Kingsley-Heath - Professional hunter in East Africa before the 1939-45 War. Major in the Royal Marines. Author of 'Claws of Africa', 'Palestine Policeman', and others. Married Evelyn Cottar of the famous Cottar family. Buried at Hargeisa circa 1948.
Chandler - Courtney had a brother who was actively involved in the Temperance movement and thus was nicknamed "Sacred" Courtney. Inevitably Roger, quite fond of the bottle and other earthly pleasures, became known as "Profane" Courtney. When he died of blackwater fever in the NFD, a funnel was built into his grave so his friends could pour him a drink from time to time. The local Africans, whose religion forbade the use of alcohol, would pour in milk.
Web - MC - 'Captain Courtney carried out a daring recce in enemy territory on night 2-3 April 1941. He swam ashore from a submarine and carefully recced about half a mile of enemy defences and strong points. He experienced difficulty in returning to the submarine and exposed himself voluntarily to considerable danger and physical hardship for a period of 4 hours.' (L.G. 21-10-41)
Web - was influential in the establishment of the UK Special Boat Service.

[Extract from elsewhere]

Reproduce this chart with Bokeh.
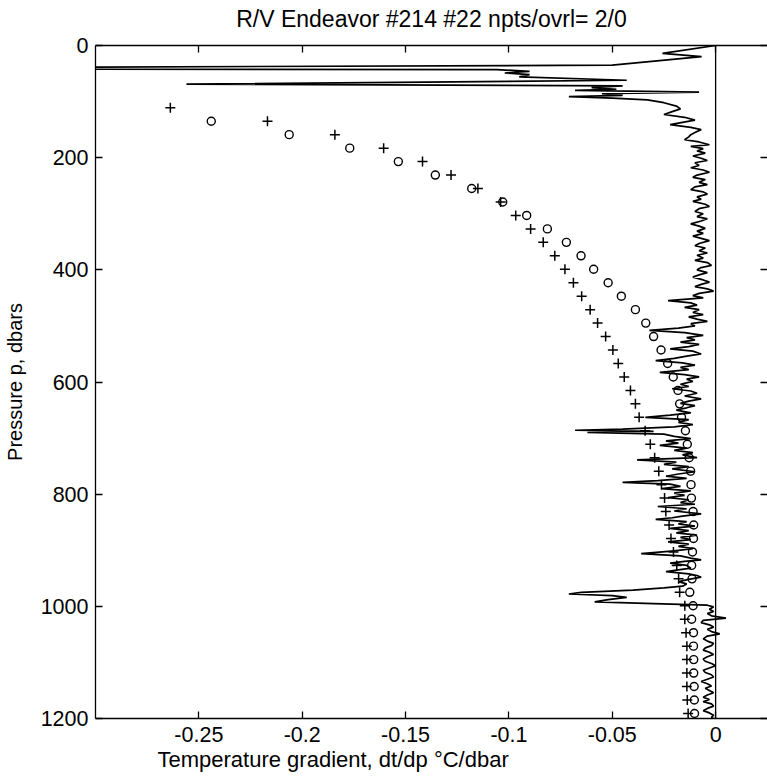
from bokeh.plotting import figure
from bokeh.models import Range1d, LinearAxis, FixedTicker, Span, Title, CustomLabelingPolicy
from bokeh.embed import file_html
from bokeh.resources import INLINE

FONT = "Liberation Sans"

# ---------------- data ----------------
title_text = "R/V Endeavor #214 #22 npts/ovrl= 2/0"
x_label = "Temperature gradient, dt/dp \u00b0C/dbar"
y_label = "Pressure p, dbars"

x_ticks = [-0.25, -0.2, -0.15, -0.1, -0.05, 0.0]
x_tick_labels = ["-0.25", "-0.2", "-0.15", "-0.1", "-0.05", "0"]
y_ticks = [0, 200, 400, 600, 800, 1000, 1200]
y_tick_labels = ["0", "200", "400", "600", "800", "1000", "1200"]

# measured temperature-gradient profile (pressure, dT/dp)
prof_p = [0, 14, 20, 35, 40, 42, 43, 46, 49, 52, 56, 62, 69, 72, 75, 78, 80, 83, 86, 89,
          91, 94, 97, 102, 108, 113, 118, 123, 128, 133, 137, 141, 146, 150, 155, 159, 163, 168, 172, 177,
          180, 184, 188, 192, 197, 201, 205, 209, 214, 218,
          222, 226, 231, 235, 239, 244, 248, 252, 257, 261, 265, 270, 274, 278, 283, 287, 291, 296, 300, 305,
          309, 313, 318, 322, 326, 331, 335, 340, 344, 348, 353, 357, 361, 366, 370, 374, 379, 383, 387, 392,
          396, 400, 405, 409, 413, 418, 422, 426, 430, 434, 438, 442, 446, 450, 455, 459, 463, 467, 471, 476,
          480, 484, 488, 492, 496, 500, 504, 508, 512, 517, 521, 525, 529, 533, 537, 541, 545, 550, 554, 558,
          562, 566, 570, 574, 578, 583, 587, 591, 595, 599, 604, 608, 612, 616, 620, 625, 630, 634, 638, 642,
          646, 650, 655, 659, 663, 667, 672, 676, 680, 684, 686, 688, 690, 693, 697, 701, 705, 709, 713, 718,
          722, 726, 730, 735, 739, 743, 747, 751, 755, 760, 764, 768, 772, 776, 779, 782, 786, 790, 794, 798,
          802, 806, 810, 815, 818, 822, 826, 830, 835, 839, 842, 845, 849, 853, 857, 861, 865, 869, 873, 877,
          881, 885, 889, 893, 897, 901, 906, 910, 914, 917, 920, 923, 927, 932, 935, 938, 942, 945, 948, 952,
          956, 960, 964, 967, 971, 975, 978, 981, 984, 988, 992, 995, 998, 1001, 1005, 1009, 1013, 1017, 1021, 1025,
          1029, 1033, 1037, 1041, 1045, 1049, 1053, 1058, 1062, 1066, 1070, 1074, 1078, 1082, 1086, 1090, 1094, 1098, 1102, 1106,
          1110, 1114, 1118, 1122, 1126, 1130, 1134, 1138, 1142, 1146, 1150, 1154, 1158, 1162, 1166, 1170, 1174, 1178, 1182, 1186,
          1190, 1194, 1198, 1200]
prof_dtdp = [0.000, -0.0257, -0.0068, -0.050, -0.400, -0.400, -0.106, -0.090, -0.102, -0.090, -0.095, -0.043, -0.256, -0.045, -0.060, -0.048, -0.068, -0.008, -0.055, -0.045,
             -0.071, -0.050, -0.033, -0.025, -0.019, -0.017, -0.021, -0.025, -0.015, -0.010, -0.016, -0.022, -0.012, -0.007, -0.010, -0.012, -0.013, -0.015, -0.008, -0.003,
             -0.012, -0.006, -0.009, -0.005, -0.011, -0.007, -0.004, -0.010, -0.008, -0.012,
             -0.006, -0.003, -0.009, -0.011, -0.005, -0.008, -0.004, -0.010, -0.012, -0.006, -0.004, -0.009, -0.007, -0.011, -0.005, -0.003, -0.008, -0.010, -0.006, -0.009,
             -0.004, -0.007, -0.012, -0.008, -0.005, -0.009, -0.006, -0.011, -0.007, -0.003, -0.008, -0.010, -0.005, -0.008, -0.004, -0.009, -0.006, -0.010, -0.004, -0.002,
             -0.007, -0.009, -0.004, -0.008, -0.011, -0.006, -0.003, -0.007, -0.010, -0.004, -0.001, -0.008, -0.011, -0.006, -0.023, -0.012, -0.009, -0.015, -0.008, -0.011,
             -0.006, -0.013, -0.009, -0.004, -0.012, -0.010, -0.018, -0.032, -0.015, -0.006, -0.014, -0.010, -0.017, -0.008, -0.013, -0.022, -0.011, -0.007, -0.014, -0.020,
             -0.029, -0.016, -0.010, -0.017, -0.013, -0.027, -0.015, -0.008, -0.014, -0.011, -0.017, -0.013, -0.021, -0.012, -0.009, -0.015, -0.007, -0.013, -0.017, -0.010,
             -0.014, -0.019, -0.012, -0.022, -0.034, -0.013, -0.018, -0.011, -0.020, -0.045, -0.068, -0.030, -0.062, -0.025, -0.020, -0.012, -0.024, -0.018, -0.027, -0.014,
             -0.020, -0.011, -0.016, -0.009, -0.038, -0.019, -0.025, -0.013, -0.021, -0.010, -0.018, -0.024, -0.014, -0.028, -0.045, -0.022, -0.017, -0.026, -0.012, -0.020,
             -0.015, -0.023, -0.013, -0.017, -0.010, -0.028, -0.014, -0.020, -0.007, -0.016, -0.021, -0.029, -0.014, -0.018, -0.010, -0.022, -0.013, -0.019, -0.009, -0.017,
             -0.012, -0.023, -0.013, -0.018, -0.011, -0.020, -0.036, -0.017, -0.012, -0.007, -0.015, -0.022, -0.014, -0.012, -0.018, -0.024, -0.013, -0.009, -0.007, -0.013,
             -0.018, -0.014, -0.016, -0.025, -0.040, -0.065, -0.071, -0.050, -0.043, -0.052, -0.0585, -0.030, -0.004, -0.001, -0.003, -0.001, -0.004, -0.002, 0.005, -0.006,
             -0.007, -0.003, -0.001, -0.004, -0.002, 0.002, -0.004, -0.006, -0.004, -0.001, -0.002, -0.005, -0.006, -0.003, -0.001, -0.004, -0.006, -0.005, -0.002, 0.000,
             -0.003, -0.006, -0.005, -0.002, -0.001, -0.004, -0.007, -0.004, -0.002, -0.005, -0.003, -0.001, -0.004, -0.006, -0.003, -0.006, -0.002, -0.001, -0.004, -0.006,
             -0.003, -0.001, -0.002, -0.001]

# fitted-gradient estimates at the binned pressures
marker_p = [111, 135, 159, 183, 207, 231, 255, 279, 303, 327,
            351, 375, 399, 423, 447, 471, 495, 519, 543, 567,
            591, 615, 639, 663, 687, 711, 735, 759, 783, 807,
            831, 855, 879, 903, 927, 951, 975, 999, 1023, 1047,
            1071, 1095, 1119, 1143, 1167, 1191]
plus_dtdp = [-0.2638, -0.2168, -0.1842, -0.1606, -0.1418, -0.128, -0.115, -0.104, -0.0967, -0.0895,
             -0.0834, -0.0778, -0.0729, -0.0688, -0.0648, -0.0607, -0.0571, -0.0532, -0.0497, -0.0471,
             -0.0442, -0.0412, -0.0388, -0.0370, -0.0341, -0.0316, -0.0295, -0.0275, -0.0262, -0.0247,
             -0.0241, -0.0225, -0.0216, -0.0204, -0.0188, -0.0179, -0.0174, -0.0149, -0.0149, -0.0143,
             -0.0139, -0.0139, -0.0139, -0.0139, -0.0137, -0.0133]
circ_dtdp = [float("nan"), -0.244, -0.2063, -0.177, -0.1535, -0.1356, -0.118, -0.103, -0.0914, -0.0814,
             -0.0722, -0.0651, -0.0590, -0.0520, -0.0456, -0.0388, -0.0338, -0.0300, -0.0264, -0.0232,
             -0.0205, -0.0182, -0.0174, -0.0165, -0.0146, -0.0137, -0.0128, -0.0121, -0.0119, -0.0117,
             -0.0109, -0.0106, -0.0107, -0.0112, -0.0116, -0.0114, -0.0125, -0.0109, -0.0116, -0.0107,
             -0.0107, -0.0106, -0.0106, -0.0104, -0.0103, -0.0102]

# ---------------- figure ----------------
p = figure(width=767, height=778, output_backend="svg", toolbar_location=None,
           x_range=Range1d(-0.3, 0.0251), y_range=Range1d(1200, 0),
           min_border_left=93, min_border_right=0, min_border_top=45, min_border_bottom=60,
           background_fill_color="white", border_fill_color="white")
p.outline_line_color = None
p.grid.visible = False

no_labels = CustomLabelingPolicy(code="for (let i = 0; i < indices.size; i++) { indices.unset(i) } return indices")

def style_axis(ax, show_labels=True):
    ax.major_tick_in = 7
    ax.major_tick_out = 0
    ax.minor_tick_line_color = None
    ax.axis_line_color = "black"
    ax.axis_line_width = 1.3
    ax.major_tick_line_color = "black"
    ax.major_tick_line_width = 1.3
    ax.major_label_text_font = FONT
    ax.major_label_text_font_size = "21.5px" if show_labels else "0px"
    ax.major_label_text_color = "black"
    ax.axis_label_text_font = FONT
    ax.axis_label_text_font_size = "20px"
    ax.axis_label_text_font_style = "normal"
    ax.axis_label_text_color = "black"

xa = p.xaxis[0]
xa.ticker = FixedTicker(ticks=x_ticks)
xa.major_label_overrides = dict(zip(x_ticks, x_tick_labels))
xa.major_label_standoff = 8
style_axis(xa)

# x-axis title, placed as in the reference (left part of the axis)
xt = Title(text=x_label, align="left", offset=62, standoff=0,
           text_font=FONT, text_font_size="22px", text_font_style="normal", text_color="black")
p.add_layout(xt, "below")

ya = p.yaxis[0]
ya.ticker = FixedTicker(ticks=y_ticks)
ya.major_label_overrides = dict(zip(y_ticks, y_tick_labels))
ya.axis_label = y_label
ya.major_label_standoff = 7
ya.axis_label_standoff = 12
style_axis(ya)

# top frame axis: inward ticks, carries the chart title
top = LinearAxis(ticker=FixedTicker(ticks=x_ticks), major_label_policy=no_labels)
style_axis(top, show_labels=False)
top.major_label_standoff = 0
top.axis_label = title_text
top.axis_label_text_font_size = "23px"
top.axis_label_standoff = 14
p.add_layout(top, "above")

right = LinearAxis(ticker=FixedTicker(ticks=y_ticks), major_label_policy=no_labels)
style_axis(right, show_labels=False)
right.axis_line_color = None
right.major_label_standoff = 0
p.add_layout(right, "right")

p.add_layout(Span(location=0, dimension="height", line_color="black", line_width=1.3))

p.line(prof_dtdp, prof_p, line_color="black", line_width=1.7)
p.scatter(plus_dtdp, marker_p, marker="cross", size=10, line_color="black", line_width=1.5)
p.scatter(circ_dtdp, marker_p, marker="circle", size=8, fill_color=None, line_color="black", line_width=1.4)

open("out.html", "w").write(file_html(p, INLINE))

When WW2 began, he travelled from Africa (where he was big-game hunting) to England to join the Army as a "commando folding kayaker". When his ideas were rebuffed he joined the King's Royal Rifle Corps as a Rifleman. Soon promoted to Corporal he was commissioned in November 1939. Courtney became a Commando recruit in mid-1940, and was sent to the Combined Training Centre in Scotland. He was unsuccessful in his initial attempts to convince Admiral of the Fleet Roger Keyes and later Admiral Theodore Hallett, commander of the Combined Training Centre, that his idea of a folding kayak brigade would be effective. He decided to infiltrate the HMS Glengyle, a Landing Ship, Infantry anchored in the River Clyde. Courtney paddled to the ship, climbed aboard undetected, wrote his initials on the door to the captain's cabin, and stole a deck gun cover. He presented the soaking cover to a group of high ranking Royal Navy officers meeting at a nearby Inverary Hotel. He was promoted to Captain and given command of 12 men, the first Special Boat Section.
Red 31 has R.J.A. Courtney, Londiani,
Hut the same but Roger
Gazette 14 Feb 1950 probate required by Dorris, widow [but divorce?]
Tom Lawrence He serves with No. 8 Commando of King’s Royal Rifle Corps (Unit Histories website). He was the first to use two man canoes, and proposed a canoe raiding and reconnaissance force this in July 1940. To prove his point, he boarded a ship in the Clyde, stole a gun cover, and presented it to the captain who was at a conference ashor. This resulted in the recruiting of eleven men for the Folbot Troop attached to No. 8 Commando in Arran. The Folbot Troop moved with 8 Commando to the Middle East and were renamed the Special Boat Squadron and started training at Kabrit on the Great Bitter Lake (COPP Survey website). Suffering from ill health, Courtney returned to Britain in 1942. Here, he took up an administrative post and worked on the establishment of 2nd Special Boat Section. This unit saw service in Europe and the Mediterranean, where it assisted in Operation Torch, the invasion of French North Africa. Later in the war, the unit was despatched to the Far East (NAM website).